Nike Inc has spent hundreds of millions of US dollars on celebrity athlete endorsements over the years, adding its trademark "swoosh" to stars like Michael Jordan and Tiger Woods.
But signing high school basketball phenomenon LeBron James to a contract worth more than US$90 million is a rare move for Nike, considering its latest pitchman has yet to step onto the court as a professional.
"There's no question about it, there is a tremendous risk here," said John Horan, publisher of the Sporting Goods Intelligence newsletter.
The Beaverton-based athletic shoe and clothing maker signed the 18-year-old James to a seven-year endorsement contract on Thursday. Later, the Cleveland Cavaliers won the NBA draft lottery; they're expected to select James -- who's from Akron, Ohio -- in the June 26 draft.
Nike is playing for big stakes -- an US$8 billion market for athletic shoes in the US. By outbidding rivals Reebok and Adidas for James, Nike hopes to block erosion of its US market share for basketball shoes, which depends almost entirely on teenage boys, said David Carter, a University of Southern California sports marketing professor.
If the James endorsement deal helps Nike preserve just 1 percent of that market share, the company breaks even, Carter said.
"So when you're talking US$90 million, the question is, would you bet 1 percent of your market share on LeBron James?
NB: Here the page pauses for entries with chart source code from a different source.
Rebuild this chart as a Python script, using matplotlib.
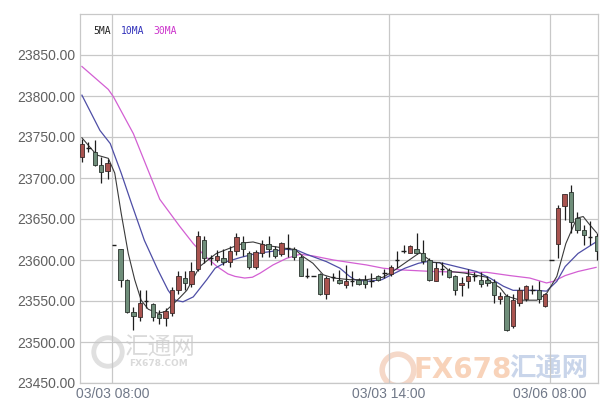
import numpy as np
import matplotlib
matplotlib.use("Agg")
import matplotlib.pyplot as plt

# candle data (index order, left to right)
opens = [23726, 23736, 23732, 23716, 23709, 23618, 23613, 23576, 23536, 23530,
         23550, 23546, 23534, 23529, 23535, 23563, 23578, 23571, 23589, 23625,
         23602, 23600, 23603, 23598, 23611, 23622, 23609, 23591, 23608, 23619,
         23613, 23607, 23615, 23614, 23604, 23580, 23580, 23583, 23559, 23579,
         23576, 23569, 23574, 23576, 23576, 23574, 23580, 23584, 23583, 23600,
         23611, 23609, 23614, 23609, 23600, 23574, 23589, 23588, 23580, 23569,
         23574, 23580, 23576, 23576, 23573, 23552, 23556, 23519, 23547, 23552,
         23564, 23563, 23544, 23600, 23620, 23666, 23683, 23651, 23637, 23628,
         23629]
closes = [23741, 23736, 23716, 23707, 23718, 23618, 23576, 23536, 23532, 23548,
          23550, 23530, 23529, 23538, 23563, 23580, 23572, 23586, 23629, 23602,
          23602, 23605, 23598, 23611, 23628, 23613, 23591, 23610, 23620, 23613,
          23605, 23621, 23615, 23604, 23581, 23580, 23580, 23559, 23578, 23579,
          23572, 23574, 23574, 23571, 23571, 23574, 23576, 23584, 23592, 23600,
          23611, 23617, 23608, 23599, 23576, 23590, 23589, 23579, 23564, 23572,
          23581, 23580, 23571, 23572, 23557, 23556, 23515, 23551, 23563, 23568,
          23564, 23553, 23559, 23600, 23664, 23680, 23646, 23637, 23630, 23628,
          23611]
highs = [23747, 23744, 23746, 23726, 23723, 23618, 23613, 23577, 23543, 23563,
         23564, 23548, 23539, 23541, 23567, 23586, 23586, 23598, 23635, 23629,
         23606, 23612, 23613, 23617, 23633, 23629, 23611, 23612, 23624, 23629,
         23617, 23622, 23632, 23616, 23606, 23590, 23580, 23584, 23580, 23584,
         23588, 23594, 23586, 23578, 23582, 23584, 23582, 23589, 23594, 23611,
         23618, 23618, 23633, 23624, 23602, 23598, 23597, 23590, 23582, 23579,
         23589, 23585, 23585, 23580, 23577, 23561, 23559, 23559, 23567, 23569,
         23569, 23574, 23560, 23600, 23667, 23681, 23691, 23659, 23643, 23647,
         23633]
lows = [23720, 23732, 23715, 23694, 23699, 23618, 23567, 23535, 23515, 23526,
        23542, 23526, 23522, 23520, 23532, 23559, 23563, 23567, 23586, 23596,
        23594, 23597, 23594, 23592, 23606, 23605, 23589, 23589, 23604, 23604,
        23603, 23605, 23604, 23600, 23580, 23578, 23580, 23557, 23552, 23574,
        23571, 23566, 23568, 23569, 23566, 23567, 23574, 23578, 23581, 23590,
        23608, 23608, 23607, 23595, 23575, 23574, 23582, 23578, 23557, 23556,
        23566, 23574, 23567, 23568, 23548, 23546, 23513, 23517, 23544, 23550,
        23559, 23547, 23543, 23600, 23603, 23649, 23633, 23633, 23618, 23618,
        23600]

# moving averages (x in candle index)
ma5_x = [0.0, 1.2, 2.3, 4.1, 5.1, 6.1, 7.2, 8.2, 9.2, 10.3, 11.8, 12.9, 14.0,
         15.2, 16.3, 17.2, 18.3, 19.9, 20.9, 22.2, 23.5, 25.3, 26.6, 28.5, 30.2,
         31.8, 33.1, 34.4, 35.9, 37.5, 39.1, 41.6, 44.2, 46.8, 48.3, 50.5, 52.5,
         54.5, 55.6, 57.2, 59.5, 62.9, 63.4, 65.0, 66.0, 68.1, 70.7, 72.2, 73.8,
         75.2, 76.9, 77.9, 78.7, 80.0]
ma5_y = [23749, 23738, 23728, 23724, 23706, 23657, 23608, 23576, 23551, 23540,
         23535, 23537, 23545, 23554, 23563, 23576, 23592, 23602, 23608, 23612,
         23616, 23621, 23622, 23618, 23616, 23614, 23613, 23604, 23596, 23582,
         23578, 23576, 23576, 23579, 23586, 23598, 23609, 23597, 23597, 23586,
         23584, 23579, 23574, 23566, 23556, 23551, 23551, 23559, 23580, 23620,
         23651, 23653, 23645, 23633]
ma10_x = [0.0, 2.8, 4.4, 6.1, 7.7, 9.7, 11.8, 13.4, 14.5, 15.7, 17.3, 19.4,
          20.7, 22.5, 24.6, 26.6, 28.1, 31.8, 33.4, 34.9, 38.0, 40.1, 41.6,
          42.4, 44.4, 46.6, 48.1, 50.2, 52.3, 53.6, 56.1, 58.7, 61.3, 63.4,
          65.5, 67.0, 70.7, 72.2, 73.8, 75.1, 77.1, 79.9]
ma10_y = [23801, 23758, 23742, 23706, 23669, 23624, 23588, 23563, 23551, 23549,
          23555, 23576, 23590, 23598, 23603, 23607, 23609, 23613, 23612, 23607,
          23598, 23590, 23580, 23576, 23574, 23576, 23582, 23590, 23596, 23598,
          23596, 23591, 23586, 23578, 23568, 23563, 23563, 23562, 23574, 23592,
          23608, 23622]
ma30_x = [0.0, 4.1, 4.9, 8.0, 12.1, 15.2, 17.3, 19.1, 21.0, 22.7, 23.8, 25.3,
          26.5, 27.7, 29.7, 31.8, 33.9, 35.9, 39.1, 41.6, 44.2, 46.8, 49.4,
          54.5, 59.8, 62.9, 66.5, 69.6, 72.2, 73.3, 75.1, 77.1, 79.9]
ma30_y = [23836, 23808, 23799, 23754, 23674, 23641, 23620, 23605, 23592, 23583,
          23580, 23578, 23579, 23584, 23594, 23602, 23607, 23605, 23600, 23597,
          23594, 23590, 23588, 23586, 23585, 23585, 23581, 23578, 23572, 23574,
          23581, 23586, 23591]

yticks = [23450, 23500, 23550, 23600, 23650, 23700, 23750, 23800, 23850]
xtick_pos = [4.75, 47.7, 72.7]
xtick_labels = ["03/03 08:00", "03/03 14:00", "03/06 08:00"]

up_col = "#a9534f"
down_col = "#6f8e7a"

fig = plt.figure(figsize=(6.07, 4.07), dpi=100)
ax = fig.add_axes([80 / 607, 24 / 407, 518 / 607, 369 / 407])

ax.set_xlim(-0.3, 80.2)
ax.set_ylim(23450, 23900)

# grid
for v in yticks:
    ax.axhline(v, color="#c8c8c8", lw=0.9, zorder=1)
for p in xtick_pos:
    ax.axvline(p, color="#c8c8c8", lw=0.9, zorder=1)
for s in ax.spines.values():
    s.set_color("#c8c8c8")
    s.set_linewidth(0.9)

# watermarks
cjk = ["Noto Sans CJK SC", "DejaVu Sans"]
def fx(px):
    return (px - 80) / 518
def fy(py):
    return (383 - py) / 369
ax.scatter([fx(108)], [fy(352)], s=420, facecolors="none", edgecolors="#e0e0e0",
           linewidths=3.5, transform=ax.transAxes, zorder=0.5)
ax.text(fx(159), fy(348), "汇通网", transform=ax.transAxes, fontsize=17,
        family=cjk, color="#dadada", ha="center", va="center", zorder=0.5)
ax.text(fx(159), fy(364), "FX678.COM", transform=ax.transAxes, fontsize=6.5,
        fontweight="bold", color="#dadada", ha="center", va="center", zorder=0.5)
ax.scatter([fx(398)], [fy(370)], s=520, facecolors="none", edgecolors="#f5d8c8",
           linewidths=4, transform=ax.transAxes, zorder=0.5)
ax.text(fx(463), fy(370), "FX678", transform=ax.transAxes, fontsize=20,
        fontweight="bold", color="#f8d3ba", ha="center", va="center", zorder=0.5)
ax.text(fx(549), fy(369), "汇通网", transform=ax.transAxes, fontsize=19,
        family=cjk, fontweight="bold", color="#c9d5ea", ha="center", va="center",
        zorder=0.5)

# moving averages
ax.plot(ma30_x, ma30_y, color="#d35fd3", lw=0.9, zorder=3)
ax.plot(ma10_x, ma10_y, color="#4e4ea6", lw=0.9, zorder=3)
ax.plot(ma5_x, ma5_y, color="#3a3a3a", lw=0.8, zorder=3)

# candles
o = np.array(opens)
c = np.array(closes)
h = np.array(highs)
l = np.array(lows)
x = np.arange(len(o))
ax.vlines(x, l, h, color="#1e1e1e", lw=0.9, zorder=4)
w = 0.68
up = c > o
dn = c < o
eq = c == o
ax.bar(x[up], (c - o)[up], bottom=o[up], width=w, color=up_col,
       edgecolor="#3a2a2a", lw=0.6, zorder=5)
ax.bar(x[dn], (c - o)[dn], bottom=o[dn], width=w, color=down_col,
       edgecolor="#2a332d", lw=0.6, zorder=5)
ax.hlines(c[eq], x[eq] - w / 2, x[eq] + w / 2, color="#1e1e1e", lw=1.0, zorder=5)

# axes ticks
ax.set_yticks(yticks)
ax.set_yticklabels(["%.2f" % v for v in yticks], family="Liberation Sans")
ax.set_xticks(xtick_pos)
ax.set_xticklabels(xtick_labels, family="Liberation Sans")
ax.tick_params(length=0)
ax.tick_params(axis="y", labelsize=10, labelcolor="#606060", pad=3)
ax.tick_params(axis="x", labelsize=10, labelcolor="#707888", pad=3)

# legend
ax.text(fx(93), fy(31), "5MA", transform=ax.transAxes, fontsize=7,
        family="DejaVu Sans Mono", color="#222222", va="center")
ax.text(fx(121), fy(31), "10MA", transform=ax.transAxes, fontsize=7,
        family="DejaVu Sans Mono", color="#3333bb", va="center")
ax.text(fx(153), fy(31), "30MA", transform=ax.transAxes, fontsize=7,
        family="DejaVu Sans Mono", color="#cc33cc", va="center")

fig.savefig("out.png", dpi=100)
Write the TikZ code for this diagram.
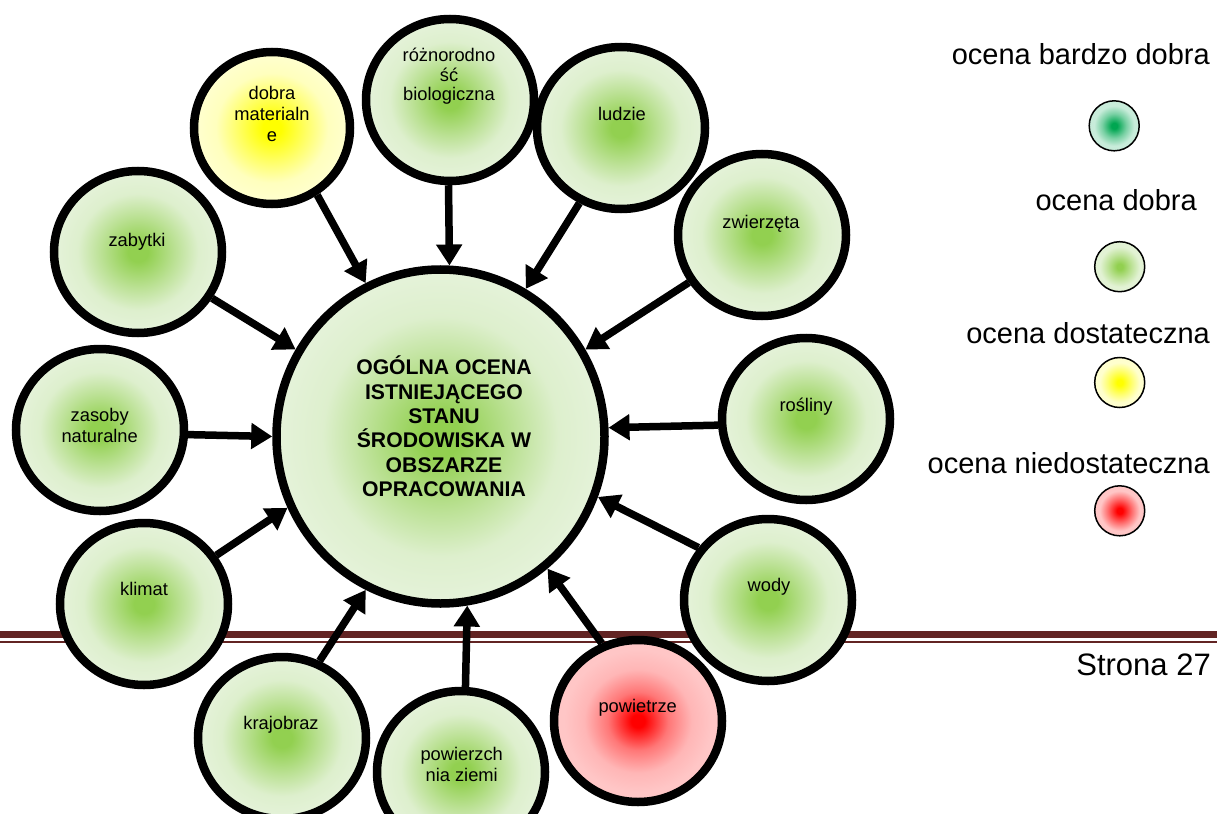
\documentclass[tikz,border=0pt]{standalone}
\usepackage{fontspec}
\setmainfont{Liberation Sans}
\usetikzlibrary{shapes.geometric,arrows.meta}
\definecolor{bandc}{RGB}{98,36,35}
\definecolor{gC}{RGB}{146,208,80}
\definecolor{gE}{RGB}{228,242,216}
\definecolor{yC}{RGB}{255,255,0}
\definecolor{yE}{RGB}{255,255,206}
\definecolor{rC}{RGB}{255,0,0}
\definecolor{rE}{RGB}{255,198,198}
\definecolor{tC}{RGB}{0,166,81}
\definecolor{tE}{RGB}{200,236,218}
\definecolor{lgE}{RGB}{226,242,212}
\pgfdeclareradialshading{gball}{\pgfpoint{0bp}{0bp}}{color(0bp)=(gC); color(3bp)=(gC); color(11bp)=(gC!50!gE); color(18bp)=(gC!8!gE); color(24bp)=(gE); color(50bp)=(gE)}
\pgfdeclareradialshading{yball}{\pgfpoint{0bp}{0bp}}{color(0bp)=(yC); color(3bp)=(yC); color(11bp)=(yC!50!yE); color(18bp)=(yC!8!yE); color(24bp)=(yE); color(50bp)=(yE)}
\pgfdeclareradialshading{rball}{\pgfpoint{0bp}{0bp}}{color(0bp)=(rC); color(2bp)=(rC); color(9bp)=(rC!40!rE); color(16bp)=(rC!8!rE); color(22bp)=(rE); color(50bp)=(rE)}
\pgfdeclareradialshading{ltball}{\pgfpoint{0bp}{0bp}}{color(0bp)=(tC); color(3bp)=(tC); color(12bp)=(tC!40!tE); color(20bp)=(tE); color(50bp)=(tE)}
\pgfdeclareradialshading{lgball}{\pgfpoint{0bp}{0bp}}{color(0bp)=(gC); color(3bp)=(gC); color(12bp)=(gC!45!lgE); color(20bp)=(lgE); color(50bp)=(lgE)}
\pgfdeclareradialshading{lyball}{\pgfpoint{0bp}{0bp}}{color(0bp)=(yC); color(3bp)=(yC); color(12bp)=(yC!45!yE); color(20bp)=(yE); color(50bp)=(yE)}
\pgfdeclareradialshading{lrball}{\pgfpoint{0bp}{0bp}}{color(0bp)=(rC); color(3bp)=(rC); color(12bp)=(rC!45!rE); color(20bp)=(rE); color(50bp)=(rE)}
\tikzset{
  ball/.style={ellipse, draw=black, line width=8.5bp, minimum width=168bp, minimum height=162bp, inner sep=0pt},
  gb/.style={ball, shade, shading=gball},
  stxt/.style={font=\fontsize{18.3bp}{21bp}\selectfont, inner sep=0pt},
  mtxt/.style={font=\fontsize{18.3bp}{21bp}\selectfont, inner sep=0pt, align=center},
  ctxt/.style={font=\bfseries\fontsize{21.2bp}{24.4bp}\selectfont, inner sep=0pt, align=center},
  lg/.style={font=\fontsize{29bp}{34bp}\selectfont, inner sep=0pt, anchor=base east},
  lball/.style={circle, draw=black, line width=1.5bp, minimum size=50bp, inner sep=0pt, shade},
  arr/.style={line width=7.5bp, -{Triangle[length=21bp,width=25bp]}}
}
\begin{document}
\begin{tikzpicture}[x=1bp,y=-1bp]
\useasboundingbox (0,0) rectangle (1217,814);
\clip (0,0) rectangle (1217,814);
% footer band
\fill[bandc] (0,631) rectangle (1217,638.3);
\fill[bandc] (0,640.7) rectangle (1217,642.7);
% central
\node[ball, shade, shading=gball, minimum width=328bp, minimum height=334bp] (cen) at (440.5,436.5) {};
% outer circles
\node[gb] (roz) at (450,100) {};
\node[ball, shade, shading=yball, minimum width=156bp, minimum height=152bp] (dob) at (272,128) {};
\node[gb] (lud) at (621,128) {};
\node[gb] (zab) at (138,252) {};
\node[gb] (zwi) at (762,235) {};
\node[gb] (zas) at (100,430) {};
\node[gb] (ros) at (806,419) {};
\node[gb] (kli) at (144,604) {};
\node[gb] (wod) at (768,600) {};
\node[gb] (kra) at (282,738) {};
\node[gb] (pzi) at (461,772) {};
\node[ball, shade, shading=rball] (pwt) at (638,721) {};
% texts
\node[ctxt] (cen-t) at (444,426.5) {OGÓLNA OCENA\\ISTNIEJĄCEGO\\STANU\\ŚRODOWISKA W\\OBSZARZE\\OPRACOWANIA};
\node[mtxt, font=\fontsize{18.3bp}{19.5bp}\selectfont] (roz-t) at (449,76.4) {różnorodno\\ść\\biologiczna};
\node[mtxt] (dob-t) at (272,114.2) {dobra\\materialn\\e};
\node[stxt, anchor=base] (lud-t) at (622,120.7) {ludzie};
\node[stxt, anchor=base] (zab-t) at (137,246) {zabytki};
\node[stxt, anchor=base] (zwi-t) at (761,228.3) {zwierzęta};
\node[mtxt] (zas-t) at (99.7,425.5) {zasoby\\naturalne};
\node[stxt, anchor=base] (ros-t) at (806,411.7) {rośliny};
\node[stxt, anchor=base] (kli-t) at (144,595.7) {klimat};
\node[stxt, anchor=base] (wod-t) at (769,591.7) {wody};
\node[stxt, anchor=base] (kra-t) at (281,729) {krajobraz};
\node[mtxt] (pzi-t) at (461.7,764.5) {powierzch\\nia ziemi};
\node[stxt, anchor=base] (pwt-t) at (637.7,712.7) {powietrze};
% arrows
\draw[arr] (roz.-91) -- (cen.87.5);
\draw[arr] (dob.-56.3) -- (cen.116.6);
\draw[arr] (lud.-119.8) -- (cen.60.2);
\draw[arr] (zab.-32.8) -- (cen.149.6);
\draw[arr] (zwi.-147.6) -- (cen.31.5);
\draw[arr] (zas.-3.9) -- (cen.180);
\draw[arr] (ros.184) -- (cen.3.7);
\draw[arr] (kli.34.6) -- (cen.205);
\draw[arr] (wod.143.4) -- (cen.-21);
\draw[arr] (kra.64) -- (cen.-116.5);
\draw[arr] (pzi.87.4) -- (cen.-81.7);
\draw[arr] (pwt.115.7) -- (cen.-51);
% legend
\node[lg] (l1) at (1210,65) {ocena bardzo dobra};
\node[lball, shading=ltball] (b1) at (1114.2,125.8) {};
\node[lg] (l2) at (1197,210) {ocena dobra};
\node[lball, shading=lgball] (b2) at (1119.7,266.7) {};
\node[lg] (l3) at (1210,343.3) {ocena dostateczna};
\node[lball, shading=lyball] (b3) at (1119.7,382.5) {};
\node[lg] (l4) at (1210,473.3) {ocena niedostateczna};
\node[lball, shading=lrball] (b4) at (1119.7,510.8) {};
% page number
\node[font=\fontsize{31bp}{36bp}\selectfont, inner sep=0pt, anchor=base east] (str) at (1211,675) {Strona 27};
\end{tikzpicture}
\end{document}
Absolutely," Carter said.
The deal might make financial sense, but now an awful lot is riding on a very young man who won't have the benefit of working on his game in college. Paul Swangard, managing director of the Warsaw Sports Marketing Center at the University of Oregon, called the deal an "act of faith."
But he said the deal was so important that Nike founder and chairman Phil Knight was brought in to close the deal, showing James how the company could create an entire line of products around him, as it did for Jordan, who eventually became a Nike executive after overseeing the creation of the Air Jordan brand.
"My sense is that LeBron probably left some money on the table with other deals with Reebok and Adidas," Swangard said. "It was ultimately less about the money and more about the platform Nike created for him."
"Certainly the hype and the buzz around LeBron is unprecedented, but I think this deal had as much to do with industry conditions as it did with his talent," Horan said.
The worst-case scenario is an injury or scandal sidelining James before he proves himself in the NBA, but the payoff potential is tremendous if he lives up to his billing and becomes a superstar like Jordan did, marketing experts said.
By comparison, Jordan was a relative bargain in 1984, when Nike signed him for US$2.5 million over five years. By the time Jordan first retired from the NBA in 1998, Nike had turned him into a brand name and had already sold US$2.6 billion worth of Air Jordan shoes.
"More often than not they look like marketing geniuses at Nike; they remind me of investment banks a few years ago that put big money down on a lot of Internet companies. Many went belly up, but a few went through the roof," Carter said.
Nike paid US$100 million in 2000 to sign Tiger Woods with a five-year endorsement deal that some analysts criticized as exorbitant -- until Woods won his second Masters, said Jamelah Leddy, an analyst for McAdams Wright Ragen in Seattle.
Despite the obvious influence Woods has had on golf and Nike sales, it's difficult or impossible to predict exactly what kind of return on investment that Nike or other companies get for their big endorsement packages, she said. Often the goal is just making sure the competition is shut out, Leddy said.
"The Tiger deal was arguably more important, because Nike was entering the golf market and they had to establish an identity," Leddy said. "The addition of LeBron isn't necessarily as instrumental in the basketball market as Tiger was for golf, so a big part of hiring LeBron is preventing Reebok and Adidas from getting him."